Grundsätzlich hat der Schuldner die Wahl, auf welche Art und Weise er den Bürgen freistellen
will. Er kann an den Gläubiger zahlen oder diesen, zum Beispiel durch
Stellung einer anderen Sicherheit, zum Verzicht auf die Bürgschaft
veranlassen. Einen Zahlungsanspruch hat der Bürge erst, wenn er Rückgriff
nehmen darf. Dazu ist er gem. § 774 BGB berechtigt, "soweit" er den
Gläubiger "befriedigt" hat. Selbst dann, wenn der Gläubiger gegen
den Bürgen bereits ein vollstreckbares Urteil auf Erfüllung erwirkt
hat, wird dadurch nur ein Befreiungsanspruch begründet (§ 775
1 Nr. 4 BGB); als Voraussetzung für eine "Umwandlung" in einen Zahlungsanspruch
kann dieser Umstand also nicht ausreichen. Aus diesen Gründen hat
sich der Senat mit Urteil vom 14. 1. 1999 (BGHZ 140, 270 [274 f.] = NZI
1999, 148 = NZG 1999, 208 = NJW 1999, 1182 [1183 f.] = LM H. 8/1999 GesO
Nr. 48) gegen die vorzeitige "Umwandlung" eines Befreiungs- in einen Zahlungsanspruch
ausgesprochen. Zwar betraf diese Entscheidung einen Anspruch des Bürgen
auf Zahlung an sich selbst. Für die im vorliegenden Fall begehrte
Zahlung an den Gläubiger kann aber nichts anderes gelten.
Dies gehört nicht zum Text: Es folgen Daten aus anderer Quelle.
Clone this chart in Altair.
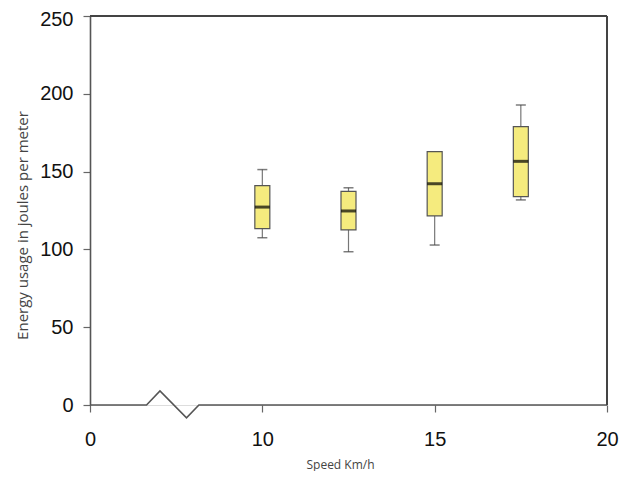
import altair as alt
import pandas as pd

# Data
speeds = [10, 12.5, 15, 17.5]
whisker_low = [107.5, 98.5, 102.8, 131.8]
q1 = [113.4, 112.5, 121.5, 133.9]
median = [127.2, 124.7, 142.2, 156.6]
q3 = [141.0, 137.3, 162.8, 178.9]
whisker_high = [151.3, 139.6, 162.5, 192.8]

# x axis: position 5 stands for the broken "0"
x_tick_values = [5, 10, 15, 20]
x_tick_labels = ["0", "10", "15", "20"]
y_tick_values = [0, 50, 100, 150, 200, 250]

# axis break zigzag on the x axis line
break_x = [5, 6.64, 7.03, 7.8, 8.16, 20]
break_y = [0, 0, 9, -8.2, 0, 0]

df = pd.DataFrame({
    "speed": speeds, "lo": whisker_low, "q1": q1, "med": median,
    "q3": q3, "hi": whisker_high,
})
brk = pd.DataFrame({"x": break_x, "y": break_y, "order": list(range(len(break_x)))})

label_expr = " : ".join(
    f"datum.value == {v} ? '{l}'" for v, l in zip(x_tick_values, x_tick_labels)
) + " : datum.label"

xscale = alt.Scale(domain=[5, 20], nice=False, zero=False, padding=0)
yscale = alt.Scale(domain=[0, 250], nice=False, padding=0)

xaxis = alt.Axis(
    values=x_tick_values, labelExpr=label_expr, domain=False, grid=False,
    labelFlush=False,
    tickSize=7, tickColor="#666", tickWidth=1.2, labelFontSize=20,
    labelFont="Liberation Sans", labelColor="#111", labelPadding=17,
    title="Speed Km/h", titleFont="Open Sans", titleFontSize=12,
    titleFontWeight="normal", titleColor="#444", titleX=250, titleY=63,
    titleBaseline="alphabetic", titleAlign="center",
)
yaxis = alt.Axis(
    values=y_tick_values, grid=False, domainColor="#555", domainWidth=1.6,
    tickSize=7, tickColor="#666", tickWidth=1.2, labelFontSize=20,
    labelFont="Liberation Sans", labelColor="#111", labelPadding=10,
    labelOffset={"expr": "datum.value == 250 ? 3 : 0"},
    title="Energy usage in joules per meter", titleFont="Open Sans",
    titleFontSize=15, titleFontWeight="normal", titleColor="#444",
    titleX=-68, titleY=209, titleAngle=-90, titleBaseline="middle",
    titleAlign="center",
)

base = alt.Chart(df)

whisk = base.mark_rule(color="#777", strokeWidth=1.2).encode(
    x=alt.X("speed:Q", scale=xscale, axis=xaxis),
    y=alt.Y("lo:Q", scale=yscale, axis=yaxis),
    y2="hi:Q",
)
cap_lo = base.mark_tick(color="#444", thickness=1.5, size=10, orient="horizontal").encode(
    x="speed:Q", y="lo:Q")
cap_hi = base.mark_tick(color="#444", thickness=1.5, size=10, orient="horizontal").encode(
    x="speed:Q", y="hi:Q")
box = base.mark_bar(size=15, color="#F5EB7E", stroke="#555", strokeWidth=1.2).encode(
    x="speed:Q", y="q1:Q", y2="q3:Q")
med = base.mark_tick(color="#000", thickness=3, size=15, orient="horizontal").encode(
    x="speed:Q", y="med:Q")

xline = alt.Chart(brk).mark_line(color="#555", strokeWidth=1.6).encode(
    x="x:Q", y="y:Q", order="order:Q")

frame_top = alt.Chart(pd.DataFrame({"a": [5], "b": [20], "y": [250]})).mark_rule(
    color="#444", strokeWidth=2).encode(x="a:Q", x2="b:Q", y="y:Q")
frame_right = alt.Chart(pd.DataFrame({"x": [20], "a": [0], "b": [250]})).mark_rule(
    color="#444", strokeWidth=2).encode(x="x:Q", y="a:Q", y2="b:Q")

chart = alt.layer(
    whisk, cap_lo, cap_hi, box, med, xline, frame_top, frame_right
).properties(
    width=517, height=389,
    autosize=alt.AutoSizeParams(type="none"),
    padding={"left": 82, "top": 8, "right": 15, "bottom": 66},
).configure_view(stroke=None).configure(background="white")

chart.save("out.html", embed_options={"renderer": "svg", "actions": False})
2. Da das BerGer. die Voraussetzungen eines Anspruchs des Kl. auf Befreiung
von der Bürgschaftsverbindlichkeit nicht rechtsfehlerfrei festgestellt
hat, kann auch die Feststellung der Schadensersatzpflicht der Bekl. wegen
Nichterfüllung keinen Bestand haben. Zwar hat das BerGer. insoweit
nicht ausdrücklich auf den Befreiungsanspruch des Kl. gegen die Bekl.,
sondern auf den Zahlungsanspruch der Bank gegen die Bekl. abgestellt. Die
bloße Nichterfüllung der Bankverbindlichkeiten hätte die
Bekl. dem Kl. gegenüber aber nicht schadensersatzpflichtig werden
lassen. Dazu konnte es erst kommen, wenn die Bekl. zugleich einen Befreiungsanspruch
des Kl. verletzten. Dazu ist nichts vorgetragen.